Assessing the risk of government crackdowns or marginalization is critical for the affairs and survival of Effective Altruism, especially in a changing world. I have a lot of information about this domain that I'm not comfortable referencing or mentioning on a public forum.

 

Consider lowering some proportion of the salaries instead of firing, because that way you can see who leaves.

EA is not a private sector organization. EA is also not an ordinary philanthropic organization. There is a powerful norm of wages being "sticky down", such to the extent that orgs in most cultures will simply lay off people without even asking them if they are willing to work for a lower salary (note that there is also complicated game theory for this). In the private sector, this is overwhelmingly the winning strategy, because most people have similarly-well paying options elsewhere and have little loyalty to the company other than the paycheck and the friends they made along the way. 

People working in EA orgs will not necessarily quit their jobs due to their salary getting cut in half, because there is a wide variety of reasons to stay at an EA org and because the odds of getting hired at any other EA org, ever again, might be low. EA org workers are also very well known for using the full breadth of economic knowledge, outside-the-box thinking (such as noticing the evolutionary psychology behind wealth-signalling), willingess to sacrifice unnecessary luxuries and wealth-signalling, and willingness to coordinate with others in order to save money (e.g. group houses). The people willing to do this will, on average, be more worthy of working at an EA org than the people who aren't. Note that there are exceptions, such as extremely intelligent, skilled, and valuable people; the pareto principle holds that 80% of the work is often done by 20% of the people, but this principle is not new to anyone working in management and is probably already taken into account either way. 

EA needs to adjust to a leaner time, and if the entire burden of the cuts is put on management instead of shared between management and workers, then management will have no choice but to fire a ton of people because they can't verify which people will actually choose to comfortably adjust their living standards for lower salaries.

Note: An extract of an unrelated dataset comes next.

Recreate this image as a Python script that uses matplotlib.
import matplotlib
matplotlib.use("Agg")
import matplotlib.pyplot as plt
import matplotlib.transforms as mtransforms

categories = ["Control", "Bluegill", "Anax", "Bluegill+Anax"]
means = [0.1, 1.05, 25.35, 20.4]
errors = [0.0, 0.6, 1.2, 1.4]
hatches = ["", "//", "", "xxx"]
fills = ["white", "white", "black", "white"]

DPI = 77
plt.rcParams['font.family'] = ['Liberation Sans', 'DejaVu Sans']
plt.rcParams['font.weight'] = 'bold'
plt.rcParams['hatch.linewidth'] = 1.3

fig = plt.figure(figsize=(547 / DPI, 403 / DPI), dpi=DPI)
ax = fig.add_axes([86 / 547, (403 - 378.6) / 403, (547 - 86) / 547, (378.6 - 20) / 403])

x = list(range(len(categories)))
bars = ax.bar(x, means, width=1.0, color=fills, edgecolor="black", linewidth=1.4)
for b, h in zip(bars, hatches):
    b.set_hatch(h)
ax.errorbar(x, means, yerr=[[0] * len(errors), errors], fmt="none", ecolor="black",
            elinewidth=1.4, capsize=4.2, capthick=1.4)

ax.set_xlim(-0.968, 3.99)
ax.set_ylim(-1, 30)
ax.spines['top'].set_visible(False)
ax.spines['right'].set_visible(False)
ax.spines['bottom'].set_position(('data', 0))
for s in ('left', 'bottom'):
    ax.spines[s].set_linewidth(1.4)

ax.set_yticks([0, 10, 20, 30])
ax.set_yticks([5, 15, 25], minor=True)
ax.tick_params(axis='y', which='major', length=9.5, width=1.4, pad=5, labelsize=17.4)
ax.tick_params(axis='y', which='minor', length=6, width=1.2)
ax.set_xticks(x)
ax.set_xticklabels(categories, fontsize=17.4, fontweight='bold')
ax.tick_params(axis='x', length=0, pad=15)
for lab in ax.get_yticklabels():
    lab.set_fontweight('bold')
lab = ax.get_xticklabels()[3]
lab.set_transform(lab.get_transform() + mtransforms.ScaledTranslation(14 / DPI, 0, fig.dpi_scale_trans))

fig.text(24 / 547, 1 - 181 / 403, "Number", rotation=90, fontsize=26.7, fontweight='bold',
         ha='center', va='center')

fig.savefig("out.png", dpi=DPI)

Furthermore, FTX's cash flow brought in a new era of Goodharting by people whose involvement with EA was partially motivated by a hunger for cash. With the pareto principle in mind, this is also an excellent opportunity to mitigate the damage done over the last year by attracting large numbers of wealth-oriented people to EA organizations. Not only will they automatically leave in response to steep salary reductions, not only will they leave at an unusually high frequency, but the type of people who leave will provide data that permanently teach us which traits are strong and weak indicators for that type of person.

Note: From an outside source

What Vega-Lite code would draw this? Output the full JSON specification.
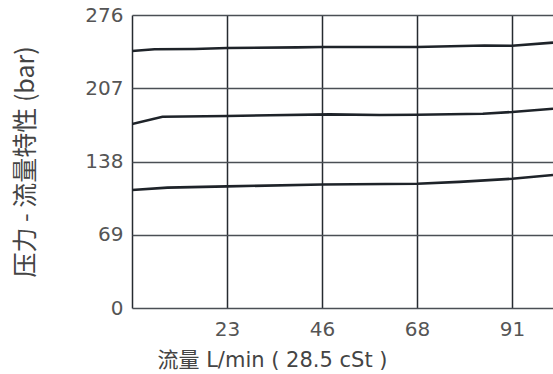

Note that discretion on this, by the people on the ground, is highly advised; and as I mentioned numerous times previously, there are plenty of people and even large sections of the org where you probably don't want to have any cuts at all.

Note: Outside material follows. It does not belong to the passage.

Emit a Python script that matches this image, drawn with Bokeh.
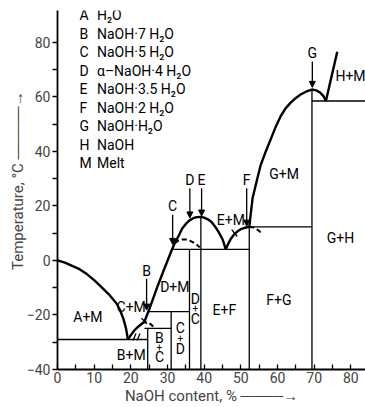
import math
from bokeh.plotting import figure
from bokeh.models import Range1d, FixedTicker, ColumnDataSource, Arrow, NormalHead
from bokeh.core.properties import value
from bokeh.embed import file_html
from bokeh.resources import INLINE

FONT = "Roboto"

# ---------------- data (NaOH content %, temperature degC) ----------------
comp_x = [24.6, 31.0, 36.0, 39.1, 52.3, 69.4]
comp_top = [-24.9, -18.8, 4.1, 15.9, 12.3, 62.7]

inv_t = [-29.0, -24.9, -18.8, 4.1, 12.3, 58.5]
inv_x0 = [0.0, 23.7, 24.8, 31.0, 52.3, 69.4]
inv_x1 = [24.6, 31.0, 36.0, 52.3, 69.4, 84.0]

ice_x = [0, 2, 4, 6, 8, 10, 12, 14, 16, 17, 18, 18.7, 19.2]
ice_t = [0, -0.8, -2.0, -3.2, -5.0, -7.2, -9.8, -12.4, -15.6, -18.0, -21.5, -25.0, -29.0]
b_x = [19.2, 20.0, 21.0, 22.0, 23.0, 23.7]
b_t = [-29.0, -27.4, -25.6, -24.3, -23.2, -22.5]
b_meta_x = [23.0, 24.0, 25.0, 25.8, 26.5]
b_meta_t = [-23.0, -22.6, -23.0, -23.8, -24.9]
c_x = [23.7, 25.0, 27.0, 29.0, 31.0, 32.0]
c_t = [-22.5, -18.0, -10.5, -3.5, 3.3, 6.5]
e_x = [32.0, 33.0, 34.0, 35.0, 36.0, 37.0, 38.0, 39.1, 40.0, 41.0, 42.0, 43.0, 44.0, 45.0, 45.9]
e_t = [6.5, 8.9, 11.7, 13.4, 14.7, 15.5, 15.9, 16.0, 15.7, 15.1, 14.1, 12.4, 10.3, 7.8, 4.1]
d_meta_x = [32.0, 33.0, 34.0, 35.0, 36.0, 37.0, 38.0, 38.8]
d_meta_t = [6.3, 7.3, 7.7, 7.7, 7.3, 6.6, 5.8, 4.8]
f_x = [45.9, 46.5, 47.3, 48.2, 49.1, 50.2, 51.4, 52.3]
f_t = [4.1, 6.0, 8.0, 9.6, 10.7, 11.6, 12.1, 12.3]
f_meta_x = [52.3, 53.3, 54.2, 55.0, 55.8]
f_meta_t = [12.3, 12.2, 11.6, 10.8, 9.8]
g_x = [52.3, 52.7, 53.2, 54.3, 55.4, 56.8, 58.2, 59.5, 60.9, 62.2, 63.6, 65.0, 66.3, 67.9, 69.4, 70.6, 71.7, 72.6, 73.2]
g_t = [12.3, 17.0, 22.8, 29.0, 34.9, 40.0, 44.6, 49.0, 53.0, 55.8, 57.9, 59.6, 60.9, 62.0, 62.7, 62.4, 61.5, 60.2, 58.5]
h_x = [73.2, 76.3]
h_t = [58.5, 76.6]

arrow_lab = ["B", "C", "D", "E", "F", "G"]
arrow_x = [24.3, 31.4, 36.1, 39.3, 51.6, 69.5]
arrow_tip = [-18.2, 5.9, 15.6, 16.3, 12.6, 63.5]
arrow_lab_y = [-3.7, 19.8, 29.5, 29.5, 29.5, 76.0]

reg_text = ["A+M", "C+M", "B+M", "D+M", "E+F", "E+M", "F+G", "G+H", "G+M", "H+M"]
reg_x = [8.3, 20.1, 20.1, 32.0, 45.5, 47.3, 60.4, 77.2, 61.8, 79.9]
reg_y = [-20.6, -17.0, -34.5, -9.8, -18.2, 15.0, -14.6, 8.3, 31.9, 67.5]

# narrow fields: phases written one above the other
stack_text = ["B", "C", "C", "D", "D", "C"]
stack_x = [27.8, 27.8, 33.5, 33.5, 37.6, 37.6]
stack_y = [-28.3, -35.4, -24.7, -32.3, -14.0, -21.5]
plus_x = [27.8, 33.5, 37.6]
plus_y = [-31.7, -28.3, -17.6]

key_letters = ["A", "B", "C", "D", "E", "F", "G", "H", "M"]
key_text = ["H\u2082O", "NaOH\u00b77 H\u2082O", "NaOH\u00b75 H\u2082O", "\u03b1\u2013NaOH\u00b74 H\u2082O",
            "NaOH\u00b73.5 H\u2082O", "NaOH\u00b72 H\u2082O", "NaOH\u00b7H\u2082O", "NaOH", "Melt"]

x_ticks = [0, 10, 20, 30, 40, 50, 60, 70, 80]
x_minor = [5, 15, 25, 35, 45, 55, 65, 75]
y_ticks = [-40, -20, 0, 20, 40, 60, 80]
y_minor = [-30, -10, 10, 30, 50, 70]

x_title = "NaOH content, %"
y_title = "Temperature, \u00b0C"
NB = "\u00a0"
LONG_ARROW_X = "\u2500" * 4 + "\u2192"
LONG_ARROW_Y = "\u2500" * 5 + "\u2192"

p = figure(width=365, height=407, x_range=Range1d(0, 84), y_range=Range1d(-40, 91.7),
           output_backend="svg", toolbar_location=None,
           min_border_left=57, min_border_right=0, min_border_top=10, min_border_bottom=34)
p.grid.visible = False
p.outline_line_color = None

xa = p.xaxis[0]
xa.ticker = FixedTicker(ticks=x_ticks, minor_ticks=x_minor)
xa.major_tick_in = 5
xa.major_tick_out = 0
xa.minor_tick_in = 5
xa.minor_tick_out = 0
xa.axis_line_width = 1.8
xa.major_tick_line_width = 1.3
xa.minor_tick_line_width = 1.3
xa.major_label_text_font = FONT
xa.major_label_text_font_size = "14px"
xa.major_label_standoff = 2
xa.axis_label = x_title + NB + LONG_ARROW_X
xa.axis_label_text_font = FONT
xa.axis_label_text_font_size = "15px"
xa.axis_label_text_font_style = "normal"
xa.axis_label_standoff = 1

ya = p.yaxis[0]
ya.ticker = FixedTicker(ticks=y_ticks, minor_ticks=y_minor)
ya.major_tick_in = 0
ya.major_tick_out = 5
ya.minor_tick_in = 0
ya.minor_tick_out = 5
ya.axis_line_width = 1.8
ya.major_tick_line_width = 1.3
ya.minor_tick_line_width = 1.3
ya.major_label_text_font = FONT
ya.major_label_text_font_size = "14px"
ya.major_label_standoff = 2
ya.axis_label = NB * 5 + y_title + NB + LONG_ARROW_Y
ya.axis_label_text_font = FONT
ya.axis_label_text_font_size = "15px"
ya.axis_label_text_font_style = "normal"
ya.axis_label_standoff = -3

THIN = 1.3
THICK = 2.4

p.segment(x0=comp_x, y0=[-40] * len(comp_x), x1=comp_x, y1=comp_top, line_color="black", line_width=THIN)
p.segment(x0=inv_x0, y0=inv_t, x1=inv_x1, y1=inv_t, line_color="black", line_width=THIN)

for xs, ts in [(ice_x, ice_t), (b_x, b_t), (c_x, c_t), (e_x, e_t), (f_x, f_t), (g_x, g_t), (h_x, h_t)]:
    p.line(xs, ts, line_color="black", line_width=THICK, line_join="round")
for xs, ts in [(b_meta_x, b_meta_t), (d_meta_x, d_meta_t), (f_meta_x, f_meta_t)]:
    p.line(xs, ts, line_color="black", line_width=2.0, line_dash="5 3")

p.segment(x0=[22.9, 20.6, 21.7, 47.5], y0=[-21.2, -29.4, -29.4, 11.3],
          x1=[24.4, 21.4, 22.5, 49.0], y1=[-23.2, -26.8, -26.8, 8.8],
          line_color="black", line_width=THIN)

asrc = ColumnDataSource(dict(x0=arrow_x, y0=[v - 3.0 for v in arrow_lab_y], x1=arrow_x, y1=arrow_tip))
p.add_layout(Arrow(x_start="x0", y_start="y0", x_end="x1", y_end="y1", source=asrc,
                   line_width=1.3, end=NormalHead(size=6, fill_color="black", line_color="black", line_width=1)))
p.text(x=arrow_x, y=arrow_lab_y, text=arrow_lab, text_font=value(FONT), text_font_size="14px",
       text_align="center", text_baseline="middle", text_color="black")

p.text(x=reg_x, y=reg_y, text=reg_text, text_font=value(FONT), text_font_size="14px",
       text_align="center", text_baseline="middle", text_color="black")
p.text(x=stack_x, y=stack_y, text=stack_text, text_font=value(FONT), text_font_size="14px",
       text_align="center", text_baseline="middle", text_color="black")
p.text(x=plus_x, y=plus_y, text=["+"] * len(plus_x), text_font=value(FONT), text_font_size="10px",
       text_align="center", text_baseline="middle", text_color="black")

def dx(px):
    return (px - 57) / 3.667

def dy(py):
    return (263 - py) / 2.756

key_y = [dy(15 + 18.68 * i) for i in range(len(key_letters))]
p.text(x=[dx(79)] * len(key_letters), y=key_y, text=key_letters, text_font=value(FONT),
       text_font_size="14px", text_align="left", text_baseline="middle", text_color="black")
p.text(x=[dx(96.5)] * len(key_text), y=key_y, text=key_text, text_font=value(FONT),
       text_font_size="14px", text_align="left", text_baseline="middle", text_color="black")

open("out.html", "w").write(file_html(p, INLINE))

More important considerations for this is watching out for people covering for their friends or eachother in order to inflate their value evaluations and persist in the org's genepool for a longer period of time, and also that there might be some way for people to donate more money to their org instead of getting laid off because tons of people will choose to donate more soon and tons of those same people would rather avoid getting laid off. There's also revolving door work, which is common in DC where I come from, where you can work in an EA org for a couple years and then work in a high-paying job for a couple years in order to vastly increase your income over the course of the decade. This heavily benefits from some sort of commitment or guarantee that all of the revolvers will be able to revolve back into an EA job after they're done raking in cash from the high-paying job.